* REQUIREMENTS: Reproduce nothing but the lines from the one with "What Observable Plot" through the one with "0); ctx.lineTo(0, -8);", exactly and with both ends. Omit pictures.

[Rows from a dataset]
:::
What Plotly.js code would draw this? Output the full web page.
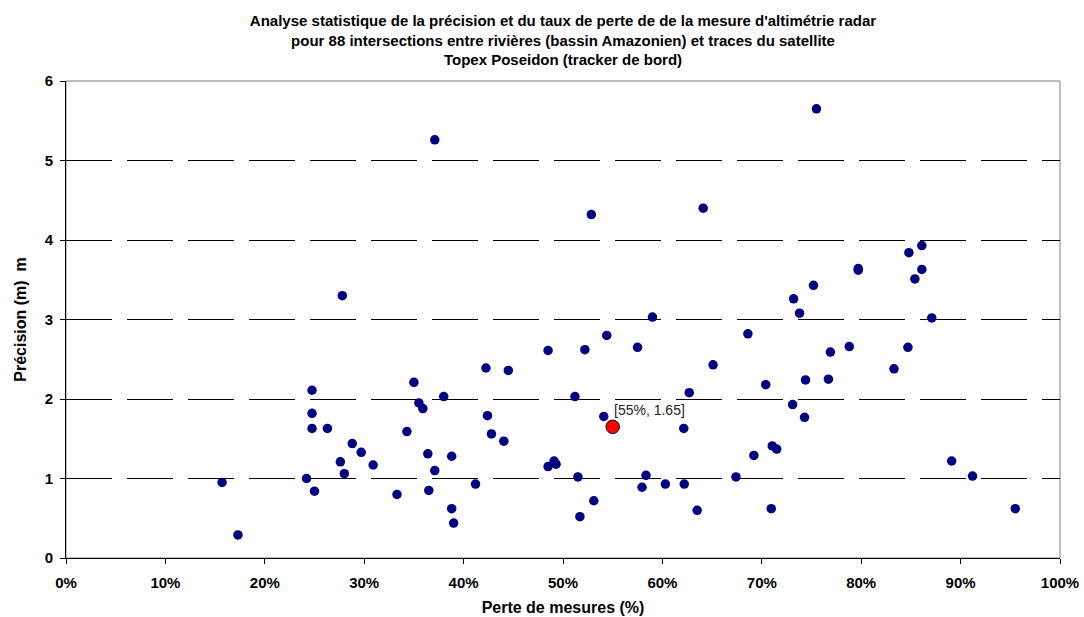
<!DOCTYPE html>
<html>
<head>
<meta charset="utf-8">
<script src="https://cdn.plot.ly/plotly-3.0.1.min.js"></script>
<style>html,body{margin:0;padding:0;background:#ffffff;}</style>
</head>
<body>
<div id="chart" style="width:1084px;height:617px;"></div>
<script>
// Perte de mesures (%) for each river/track intersection
const perte = [
  15.7, 17.3, 24.2, 24.75, 24.75, 24.75, 25.0, 26.3, 27.6, 27.8,
  28.0, 28.8, 29.7, 30.9, 33.3, 34.3, 35.0, 35.5, 35.9, 36.4,
  36.5, 37.1, 37.1, 38.0, 38.8, 38.8, 39.0, 41.2, 42.25, 42.4,
  42.8, 44.05, 44.5, 48.5, 48.5, 49.1, 49.3, 51.2, 51.5, 51.7,
  52.2, 52.85, 53.1, 54.1, 54.4, 57.5, 57.95, 58.35, 59.0, 60.3,
  62.15, 62.2, 62.7, 63.5, 64.1, 65.1, 67.4, 68.6, 69.2, 70.4,
  70.95, 71.05, 71.5, 73.1, 73.2, 73.8, 74.3, 74.4, 75.2, 75.5,
  76.7, 76.9, 78.8, 79.7, 79.7, 83.3, 84.7, 84.8, 85.4, 86.1,
  86.1, 87.1, 89.1, 91.2, 95.5
];
// Précision (m) for each intersection
const precision = [
  0.95, 0.29, 1.00, 2.11, 1.82, 1.63, 0.84, 1.63, 1.21, 3.30,
  1.06, 1.44, 1.33, 1.17, 0.80, 1.59, 2.21, 1.95, 1.88, 1.31,
  0.85, 5.26, 1.10, 2.03, 1.28, 0.62, 0.44, 0.93, 2.39, 1.79,
  1.56, 1.47, 2.36, 2.61, 1.15, 1.22, 1.18, 2.03, 1.02, 0.52,
  2.62, 4.32, 0.72, 1.78, 2.80, 2.65, 0.89, 1.04, 3.03, 0.93,
  1.63, 0.93, 2.08, 0.60, 4.40, 2.43, 1.02, 2.82, 1.29, 2.18,
  0.62, 1.41, 1.37, 1.93, 3.26, 3.08, 1.77, 2.24, 3.43, 5.65,
  2.25, 2.59, 2.66, 3.64, 3.62, 2.38, 2.65, 3.84, 3.51, 3.93,
  3.63, 3.02, 1.22, 1.03, 0.62
];
// Highlighted mean point
const moyennePerte = [55];
const moyennePrecision = [1.65];
const moyenneLabel = '[55%, 1.65]';

const titleText = "Analyse statistique de la précision et du taux de perte de de la mesure d'altimétrie radar<br>pour 88 intersections entre rivières (bassin Amazonien) et traces du satellite<br>Topex Poseidon (tracker de bord)";
const xTitle = 'Perte de mesures (%)';
const yTitle = 'Précision (m)\u00a0\u00a0m';
const xTickVals = [0, 10, 20, 30, 40, 50, 60, 70, 80, 90, 100];
const xTickText = ['0%', '10%', '20%', '30%', '40%', '50%', '60%', '70%', '80%', '90%', '100%'];
const yTickVals = [0, 1, 2, 3, 4, 5, 6];

const FONT = 'Arial, "Liberation Sans", sans-serif';

const traces = [
  {
    type: 'scatter', mode: 'markers',
    x: perte, y: precision,
    marker: {color: '#000080', size: 9.5, line: {width: 0}},
    hoverinfo: 'x+y', showlegend: false, cliponaxis: false
  },
  {
    type: 'scatter', mode: 'markers',
    x: moyennePerte, y: moyennePrecision,
    marker: {color: '#ff0000', size: 13.5, line: {width: 1, color: '#000000'}},
    showlegend: false, cliponaxis: false
  }
];

const layout = {
  width: 1084, height: 617,
  paper_bgcolor: '#ffffff', plot_bgcolor: '#ffffff',
  margin: {l: 66, r: 24, t: 81, b: 59, pad: 0},
  font: {family: FONT, color: '#000000'},
  title: {
    text: titleText,
    font: {family: FONT, size: 15, weight: 'bold', color: '#000000'},
    x: 0.5, xref: 'paper', xanchor: 'center',
    y: 1 - 26 / 617, yref: 'container', yanchor: 'middle'
  },
  xaxis: {
    range: [0, 100], fixedrange: true,
    tickvals: xTickVals, ticktext: xTickText,
    ticks: 'outside', ticklen: 5, tickwidth: 1, tickcolor: '#000000',
    tickfont: {family: FONT, size: 15, weight: 'bold', color: '#000000'},
    showline: true, linecolor: '#000000', linewidth: 1, mirror: false,
    showgrid: false, zeroline: false,
    ticklabelstandoff: 6,
    title: {text: xTitle, font: {family: FONT, size: 16, weight: 'bold', color: '#000000'}, standoff: 11}
  },
  yaxis: {
    range: [0, 6], fixedrange: true,
    tickvals: yTickVals,
    ticks: 'outside', ticklen: 5, tickwidth: 1, tickcolor: '#000000',
    tickfont: {family: FONT, size: 15, weight: 'bold', color: '#000000'},
    showline: true, linecolor: '#000000', linewidth: 1, mirror: false,
    showgrid: true, gridcolor: '#000000', gridwidth: 1, griddash: '46px,15px',
    zeroline: false,
    ticklabelstandoff: 4,
    title: {text: yTitle, font: {family: FONT, size: 16, weight: 'bold', color: '#000000'}, standoff: 14}
  },
  shapes: [{
    type: 'rect', xref: 'paper', yref: 'paper', x0: 0, x1: 1, y0: 0, y1: 1,
    line: {color: '#808080', width: 1}, fillcolor: 'rgba(0,0,0,0)', layer: 'below'
  }],
  annotations: [{
    x: moyennePerte[0], y: moyennePrecision[0], xref: 'x', yref: 'y',
    text: moyenneLabel, showarrow: false,
    xanchor: 'left', yanchor: 'bottom', xshift: -1, yshift: 7,
    font: {family: FONT, size: 14, color: '#222222'}
  }]
};

Plotly.newPlot('chart', traces, layout, {displayModeBar: false, staticPlot: true});
</script>
</body>
</html>
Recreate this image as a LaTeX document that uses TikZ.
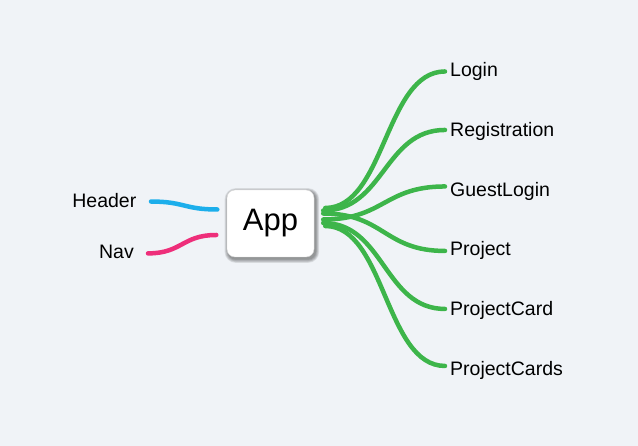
\documentclass[tikz,border=0pt]{standalone}
\usepackage{fontspec}
\setmainfont{Liberation Sans}
\usetikzlibrary{calc,backgrounds}
\definecolor{bgc}{HTML}{F0F3F7}
\definecolor{greenc}{HTML}{3DB54A}
\definecolor{bluec}{HTML}{1CAEEB}
\definecolor{pinkc}{HTML}{EE2E7A}
\tikzset{
  lbl/.style={inner sep=0pt, font=\fontsize{19.5}{22}\selectfont, text=black},
  appbox/.style={draw=black!15, line width=0.4pt, fill=white, rounded corners=8pt,
     minimum width=87pt, minimum height=67pt, inner sep=0pt,
     font=\fontsize{31}{36}\selectfont},
  shadowlayer/.style={fill=black, opacity=0.09},
  branch/.style={line width=4.5pt, line cap=round},
  gb/.style={branch, greenc},
}
\newcommand{\scurve}[3]{%
  \draw[#1] let \p1=(#2), \p2=(#3) in
    (\p1) .. controls ({0.5*\x1+0.5*\x2},\y1) and ({0.5*\x1+0.5*\x2},\y2) .. (\p2);}
\begin{document}
\begin{tikzpicture}[x=1pt,y=-1pt]
\node[appbox] (app) at (270.5,223.5) {App};

\begin{scope}[on background layer]
\fill[bgc] (0,0) rectangle (638,446);
\foreach \i in {0,...,4}{
  \fill[shadowlayer, rounded corners={8pt+\i*0.8pt}]
    ($(app.north west)+({1-\i*0.8},{1.5-\i*0.8})$) rectangle
    ($(app.south east)+({1.8+\i*0.8},{2.5+\i*0.8})$);
}
\end{scope}
\useasboundingbox (0,0) rectangle (638,446);

\node[lbl, anchor=base west] (login) at (450,77) {Login};
\node[lbl, anchor=base west] (reg) at (450,137) {Registration};
\node[lbl, anchor=base west] (guest) at (450,196.5) {GuestLogin};
\node[lbl, anchor=base west] (proj) at (450,256) {Project};
\node[lbl, anchor=base west] (pcard) at (450,316) {ProjectCard};
\node[lbl, anchor=base west] (pcards) at (450,376) {ProjectCards};
\node[lbl, anchor=base east] (header) at (136.5,208) {Header};
\node[lbl, anchor=base east] (nav) at (134,259) {Nav};

% connector end points
\coordinate (eLogin) at ($(login.west)+(-5,-0.5)$);
\coordinate (eReg) at ($(reg.west)+(-5,-2)$);
\coordinate (eGuest) at ($(guest.west)+(-5,-5)$);
\coordinate (eProj) at ($(proj.west)+(-5,0)$);
\coordinate (eCard) at ($(pcard.west)+(-5,-2)$);
\coordinate (eCards) at ($(pcards.west)+(-5,-5)$);

\coordinate (sLogin) at ($(app.east)+(11,-15.5)$);
\coordinate (sReg) at ($(app.east)+(9,-13)$);
\coordinate (sProj) at ($(app.east)+(9,-10)$);
\coordinate (sGuest) at ($(app.east)+(9,-4)$);
\coordinate (sCard) at ($(app.east)+(9,-0.5)$);
\coordinate (sCards) at ($(app.east)+(11,2.5)$);

\coordinate (hS) at ($(header.east)+(14.5,0.5)$);
\coordinate (hE) at ($(app.west)+(-9.5,-14)$);
\coordinate (nS) at ($(nav.east)+(14,1)$);
\coordinate (nE) at ($(app.west)+(-10.5,11.5)$);

\scurve{gb}{sLogin}{eLogin}
\scurve{gb}{sReg}{eReg}
\scurve{gb}{sGuest}{eGuest}
\scurve{gb}{sProj}{eProj}
\scurve{gb}{sCard}{eCard}
\scurve{gb}{sCards}{eCards}
\scurve{branch, bluec}{hS}{hE}
\scurve{branch, pinkc}{nS}{nE}
\end{tikzpicture}
\end{document}
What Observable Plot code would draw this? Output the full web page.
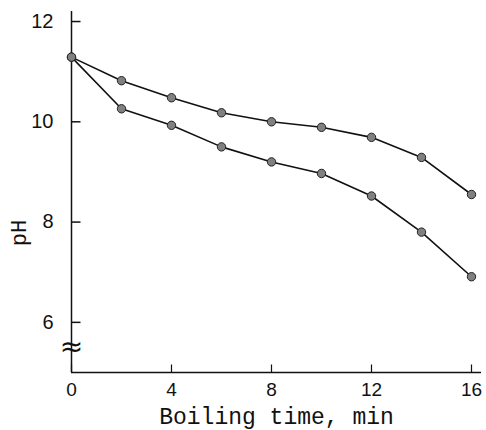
<!DOCTYPE html>
<html>
<head>
<meta charset="utf-8">
<script src="https://cdn.jsdelivr.net/npm/d3@7"></script>
<script src="https://cdn.jsdelivr.net/npm/@observablehq/plot@0.6"></script>
<style>
  html, body { margin: 0; padding: 0; background: #fff; }
  svg { display: block; }
</style>
</head>
<body>
<div id="chart"></div>
<script>
const times = [0, 2, 4, 6, 8, 10, 12, 14, 16];
const upperPH = [11.29, 10.82, 10.48, 10.18, 10.0, 9.89, 9.69, 9.29, 8.55];
const lowerPH = [11.29, 10.26, 9.93, 9.50, 9.20, 8.97, 8.52, 7.80, 6.91];
const xTicks = [0, 4, 8, 12, 16];
const yTicks = [6, 8, 10, 12];
const xLabel = "Boiling time, min";
const yLabel = "pH";

const data = [
  ...times.map((t, i) => ({time: t, pH: upperPH[i], series: "upper"})),
  ...times.map((t, i) => ({time: t, pH: lowerPH[i], series: "lower"}))
];

const fmt = d3.format("d");

// inward tick glyphs (custom symbols)
const tickRight = {draw(ctx) { ctx.moveTo(0, 0); ctx.lineTo(9, 0); }};
const tickUp = {draw(ctx) { ctx.moveTo(0, 0); ctx.lineTo(0, -8); }};

const chart = Plot.plot({
  width: 486,
  height: 430,
  marginLeft: 71,
  marginRight: 5,
  marginTop: 11,
  marginBottom: 58,
  style: {background: "#fff", color: "#111"},
  x: {domain: [0, 16.4]},
  y: {domain: [5, 12.2]},
  marks: [
    Plot.ruleX([0], {stroke: "#111", strokeWidth: 1.5}),
    Plot.ruleY([5], {stroke: "#111", strokeWidth: 1.5}),
    Plot.dot(yTicks, {x: 0, y: d => d, symbol: tickRight, stroke: "#111", fill: "none", strokeWidth: 1.5}),
    Plot.dot(xTicks, {x: d => d, y: 5, symbol: tickUp, stroke: "#111", fill: "none", strokeWidth: 1.2}),
    Plot.axisY(yTicks, {tickSize: 0, tickPadding: 18, tickFormat: fmt, fontSize: 20, fontFamily: "Liberation Sans", label: null}),
    Plot.axisX(xTicks, {tickSize: 0, tickPadding: 10, tickFormat: fmt, fontSize: 19, fontFamily: "Liberation Sans", label: null}),
    Plot.text(["≈"], {x: 0, y: 5.5, text: d => d, fontSize: 28, fontFamily: "DejaVu Sans", fill: "#111"}),
    Plot.line(data, {x: "time", y: "pH", z: "series", stroke: "#111", strokeWidth: 1.6}),
    Plot.dot(data, {x: "time", y: "pH", r: 4.2, fill: "#808080", stroke: "#222", strokeWidth: 1}),
    Plot.text([yLabel], {frameAnchor: "left", y: 7.78, text: d => d, rotate: -90, dx: -53, textAnchor: "middle", lineAnchor: "middle", fontSize: 22, fontFamily: "Liberation Mono", fill: "#111"}),
    Plot.text([xLabel], {frameAnchor: "bottom", text: d => d, dy: 44, textAnchor: "middle", lineAnchor: "middle", fontSize: 23, fontFamily: "Liberation Mono", fill: "#111"})
  ]
});
document.getElementById("chart").appendChild(chart);
</script>
</body>
</html>
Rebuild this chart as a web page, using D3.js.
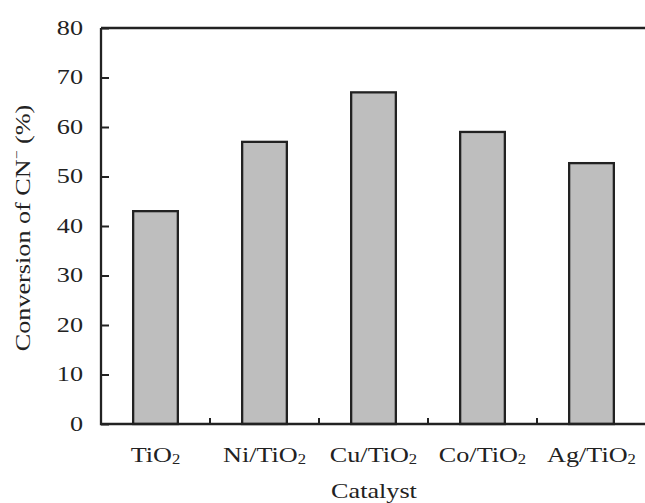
<!DOCTYPE html>
<html><head><meta charset="utf-8">
<script src="https://cdn.jsdelivr.net/npm/d3@7"></script>
<style>body{margin:0;background:#fff}svg{display:block}text{font-family:"Liberation Serif","Times New Roman",serif;fill:#222}</style>
</head><body><svg id="c" width="645" height="503"></svg>
<script>
const categories = ["TiO2","Ni/TiO2","Cu/TiO2","Co/TiO2","Ag/TiO2"];
const labelMain = ["TiO","Ni/TiO","Cu/TiO","Co/TiO","Ag/TiO"];
const labelSub = ["2","2","2","2","2"];
const values = [43, 57, 67, 59, 52.7];
const yTicks = [0,10,20,30,40,50,60,70,80];

const SX = 1.19; // horizontal stretch of the lettering
const svg = d3.select("#c");
const m = {l:101, r:646, t:28, b:424};
const x = d3.scaleBand().domain(categories).range([m.l, m.r]).paddingInner(0).paddingOuter(0);
const y = d3.scaleLinear().domain([0,80]).range([m.b, m.t]);
const bw = x.bandwidth()*0.41;

// bars
svg.selectAll("rect.bar").data(values).join("rect")
  .attr("x",(d,i)=>x(categories[i])+x.bandwidth()/2-bw/2)
  .attr("y",d=>y(d)).attr("width",bw).attr("height",d=>y(0)-y(d))
  .attr("fill","#bebebe").attr("stroke","#222").attr("stroke-width",2.3);

// y axis
const ya = svg.append("g").attr("transform",`translate(${m.l},0)`)
  .call(d3.axisRight(y).tickValues(yTicks).tickSize(8).tickFormat(""));
ya.select(".domain").remove();
ya.selectAll("line").attr("stroke","#222").attr("stroke-width",2);
svg.selectAll("text.yt").data(yTicks).join("text").attr("class","yt")
  .attr("transform",d=>`translate(83,${y(d)}) scale(${SX},1)`)
  .attr("dy","0.3em").attr("text-anchor","end")
  .attr("font-size",22).text(d=>d);

// x axis ticks between bands
const bounds = categories.slice(1).map(c=>x(c));
svg.selectAll("line.xt").data(bounds).join("line")
  .attr("x1",d=>d).attr("x2",d=>d).attr("y1",m.b).attr("y2",m.b-6)
  .attr("stroke","#222").attr("stroke-width",2);

// frame
svg.append("path").attr("d",`M${m.l},${m.t}H${m.r}M${m.l},${m.t}V${m.b}H${m.r}`)
  .attr("fill","none").attr("stroke","#222").attr("stroke-width",2.3);

// x labels
const xl = svg.selectAll("text.xl").data(categories).join("text").attr("class","xl")
  .attr("transform",d=>`translate(${x(d)+x.bandwidth()/2},462) scale(${SX},1)`)
  .attr("text-anchor","middle").attr("font-size",22);
xl.append("tspan").text((d,i)=>labelMain[i]);
xl.append("tspan").attr("font-size",14).attr("dy",2).text((d,i)=>labelSub[i]);

svg.append("text").attr("transform",`translate(374,498) scale(${SX},1)`)
  .attr("text-anchor","middle").attr("font-size",22).text("Catalyst");

const yt = svg.append("text").attr("transform",`translate(30,228) rotate(-90) scale(${SX},1)`)
  .attr("text-anchor","middle").attr("font-size",22);
yt.append("tspan").text("Conversion of CN");
yt.append("tspan").attr("font-size",13).attr("dy",-9).text("−");
yt.append("tspan").attr("dy",9).text(" (%)");
</script></body></html>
:::
* TASK ANSWER:
What Observable Plot code would draw this? Output the full web page.
<!DOCTYPE html>
<html>
<head>
<meta charset="utf-8">
<script src="https://cdn.jsdelivr.net/npm/d3@7"></script>
<script src="https://cdn.jsdelivr.net/npm/@observablehq/plot@0.6"></script>
<style>
  html, body { margin: 0; padding: 0; background: #fff; }
  svg { display: block; }
</style>
</head>
<body>
<div id="chart"></div>
<script>
const times = [0, 2, 4, 6, 8, 10, 12, 14, 16];
const upperPH = [11.29, 10.82, 10.48, 10.18, 10.0, 9.89, 9.69, 9.29, 8.55];
const lowerPH = [11.29, 10.26, 9.93, 9.50, 9.20, 8.97, 8.52, 7.80, 6.91];
const xTicks = [0, 4, 8, 12, 16];
const yTicks = [6, 8, 10, 12];
const xLabel = "Boiling time, min";
const yLabel = "pH";

const data = [
  ...times.map((t, i) => ({time: t, pH: upperPH[i], series: "upper"})),
  ...times.map((t, i) => ({time: t, pH: lowerPH[i], series: "lower"}))
];

const fmt = d3.format("d");

// inward tick glyphs (custom symbols)
const tickRight = {draw(ctx) { ctx.moveTo(0, 0); ctx.lineTo(9, 0); }};
const tickUp = {draw(ctx) { ctx.moveTo(0, 0); ctx.lineTo(0, -8); }};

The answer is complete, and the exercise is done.